INPUT ROWS:

▼▼▼

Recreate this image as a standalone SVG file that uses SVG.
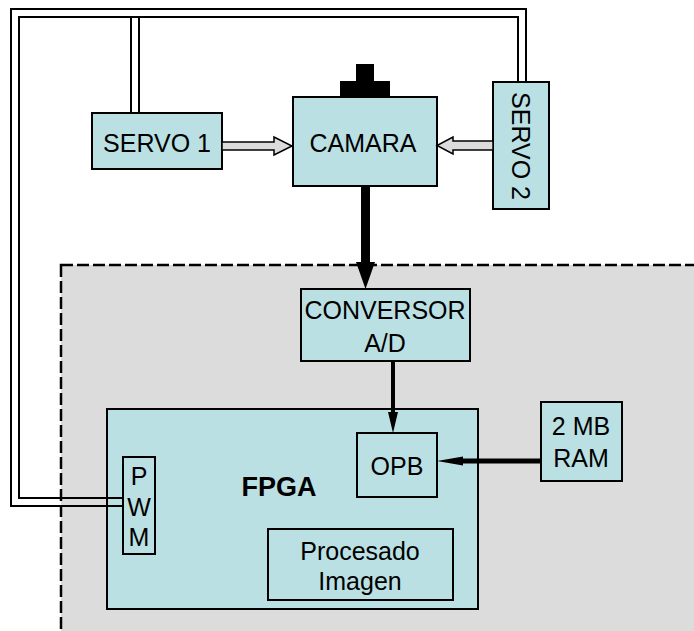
<svg xmlns="http://www.w3.org/2000/svg" width="694" height="631" viewBox="0 0 694 631">
  <style>
    .box { fill: #bae0e3; stroke: #000; stroke-width: 2; }
    .lbl { font-family: "Liberation Sans", Arial, sans-serif; font-size: 25px; fill: #000; text-anchor: middle; }
    .wire { fill: none; stroke: #000; stroke-width: 2; }
    .hollow { fill: #dcdcdc; stroke: #000; stroke-width: 1.5; stroke-linejoin: miter; }
  </style>
  <rect width="694" height="631" fill="#fff"/>

  <!-- FPGA board area -->
  <g id="board">
    <rect x="61" y="265" width="650" height="380" fill="#dcdcdc" stroke="#000" stroke-width="2.5" stroke-dasharray="12,4"/>
  </g>

  <g id="servo1">
    <rect class="box" x="92" y="113" width="130" height="56"/>
    <text class="lbl" x="157" y="152">SERVO 1</text>
  </g>

  <g id="camara">
    <rect x="340" y="81" width="50" height="17" fill="#000"/>
    <rect x="356" y="64" width="18" height="18" fill="#000"/>
    <rect class="box" x="293" y="97" width="144" height="89"/>
    <text class="lbl" x="363" y="152">CAMARA</text>
  </g>

  <g id="servo2">
    <rect class="box" x="493" y="82" width="56" height="127"/>
    <text class="lbl" transform="translate(512,146) rotate(90)">SERVO 2</text>
  </g>

  <g id="conversor">
    <rect class="box" x="301" y="289" width="169" height="72"/>
    <text class="lbl" x="385" y="319">CONVERSOR</text>
    <text class="lbl" x="385" y="352">A/D</text>
  </g>

  <g id="fpga">
    <rect class="box" x="107" y="409" width="371" height="200"/>
    <text class="lbl" x="279" y="496" style="font-weight:bold;font-size:27px">FPGA</text>
  </g>

  <g id="pwm">
    <rect class="box" x="123" y="457" width="32" height="97"/>
    <text class="lbl" x="139" y="485">P</text>
    <text class="lbl" x="139" y="516">W</text>
    <text class="lbl" x="139" y="546">M</text>
  </g>

  <g id="opb">
    <rect class="box" x="357" y="433" width="80" height="64"/>
    <text class="lbl" x="397" y="475">OPB</text>
  </g>

  <g id="procesado">
    <rect class="box" x="268" y="529" width="185" height="71"/>
    <text class="lbl" x="360" y="560">Procesado</text>
    <text class="lbl" x="360" y="590">Imagen</text>
  </g>

  <g id="ram">
    <rect class="box" x="541" y="402" width="81" height="79"/>
    <text class="lbl" x="581" y="435">2 MB</text>
    <text class="lbl" x="581" y="467">RAM</text>
  </g>

  <!-- connectors -->
  <g id="connectors">
    <!-- PWM control wires to the two servos -->
    <path class="wire" d="M123,506 H11 V9 H526 V82"/>
    <path class="wire" d="M123,498 H19 V17 H518 V82"/>
    <path class="wire" d="M131,17 V113 M139,17 V113"/>
    <!-- servo 1 to camera -->
    <path class="hollow" d="M222,142 H274 V137 L292,146 L274,155 V150 H222 Z"/>
    <!-- servo 2 to camera -->
    <path class="hollow" d="M493,141 H453 V137 L437,145.5 L453,154 V150 H493 Z"/>
    <!-- camera to converter -->
    <path d="M361,186 H370 V262 H375 L365.5,289 L356,262 H361 Z" fill="#000"/>
    <!-- converter to OPB -->
    <path d="M391,362 H395 V412 H398 L393,433 L388,412 H391 Z" fill="#000"/>
    <!-- RAM to OPB -->
    <path d="M541,458.5 V463.5 H463 V465.5 L437,461 L463,456.5 V458.5 Z" fill="#000"/>
  </g>
</svg>
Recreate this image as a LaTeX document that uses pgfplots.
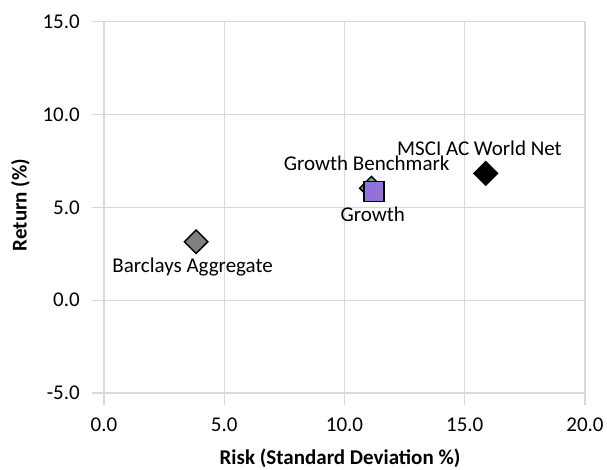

▲▲▲

WHAT YOU NEED TO DO: Leave out the pictures and restate everything else word for word.

WRITTEN RESPONSE:
Recreate this image as a standalone SVG file that uses SVG.
<svg xmlns="http://www.w3.org/2000/svg" width="694" height="631" viewBox="0 0 694 631">
  <style>
    .box { fill: #bae0e3; stroke: #000; stroke-width: 2; }
    .lbl { font-family: "Liberation Sans", Arial, sans-serif; font-size: 25px; fill: #000; text-anchor: middle; }
    .wire { fill: none; stroke: #000; stroke-width: 2; }
    .hollow { fill: #dcdcdc; stroke: #000; stroke-width: 1.5; stroke-linejoin: miter; }
  </style>
  <rect width="694" height="631" fill="#fff"/>

  <!-- FPGA board area -->
  <g id="board">
    <rect x="61" y="265" width="650" height="380" fill="#dcdcdc" stroke="#000" stroke-width="2.5" stroke-dasharray="12,4"/>
  </g>

  <g id="servo1">
    <rect class="box" x="92" y="113" width="130" height="56"/>
    <text class="lbl" x="157" y="152">SERVO 1</text>
  </g>

  <g id="camara">
    <rect x="340" y="81" width="50" height="17" fill="#000"/>
    <rect x="356" y="64" width="18" height="18" fill="#000"/>
    <rect class="box" x="293" y="97" width="144" height="89"/>
    <text class="lbl" x="363" y="152">CAMARA</text>
  </g>

  <g id="servo2">
    <rect class="box" x="493" y="82" width="56" height="127"/>
    <text class="lbl" transform="translate(512,146) rotate(90)">SERVO 2</text>
  </g>

  <g id="conversor">
    <rect class="box" x="301" y="289" width="169" height="72"/>
    <text class="lbl" x="385" y="319">CONVERSOR</text>
    <text class="lbl" x="385" y="352">A/D</text>
  </g>

  <g id="fpga">
    <rect class="box" x="107" y="409" width="371" height="200"/>
    <text class="lbl" x="279" y="496" style="font-weight:bold;font-size:27px">FPGA</text>
  </g>

  <g id="pwm">
    <rect class="box" x="123" y="457" width="32" height="97"/>
    <text class="lbl" x="139" y="485">P</text>
    <text class="lbl" x="139" y="516">W</text>
    <text class="lbl" x="139" y="546">M</text>
  </g>

  <g id="opb">
    <rect class="box" x="357" y="433" width="80" height="64"/>
    <text class="lbl" x="397" y="475">OPB</text>
  </g>

  <g id="procesado">
    <rect class="box" x="268" y="529" width="185" height="71"/>
    <text class="lbl" x="360" y="560">Procesado</text>
    <text class="lbl" x="360" y="590">Imagen</text>
  </g>

  <g id="ram">
    <rect class="box" x="541" y="402" width="81" height="79"/>
    <text class="lbl" x="581" y="435">2 MB</text>
    <text class="lbl" x="581" y="467">RAM</text>
  </g>

  <!-- connectors -->
  <g id="connectors">
    <!-- PWM control wires to the two servos -->
    <path class="wire" d="M123,506 H11 V9 H526 V82"/>
    <path class="wire" d="M123,498 H19 V17 H518 V82"/>
    <path class="wire" d="M131,17 V113 M139,17 V113"/>
    <!-- servo 1 to camera -->
    <path class="hollow" d="M222,142 H274 V137 L292,146 L274,155 V150 H222 Z"/>
    <!-- servo 2 to camera -->
    <path class="hollow" d="M493,141 H453 V137 L437,145.5 L453,154 V150 H493 Z"/>
    <!-- camera to converter -->
    <path d="M361,186 H370 V262 H375 L365.5,289 L356,262 H361 Z" fill="#000"/>
    <!-- converter to OPB -->
    <path d="M391,362 H395 V412 H398 L393,433 L388,412 H391 Z" fill="#000"/>
    <!-- RAM to OPB -->
    <path d="M541,458.5 V463.5 H463 V465.5 L437,461 L463,456.5 V458.5 Z" fill="#000"/>
  </g>
</svg>
Recreate this image as a LaTeX document that uses pgfplots.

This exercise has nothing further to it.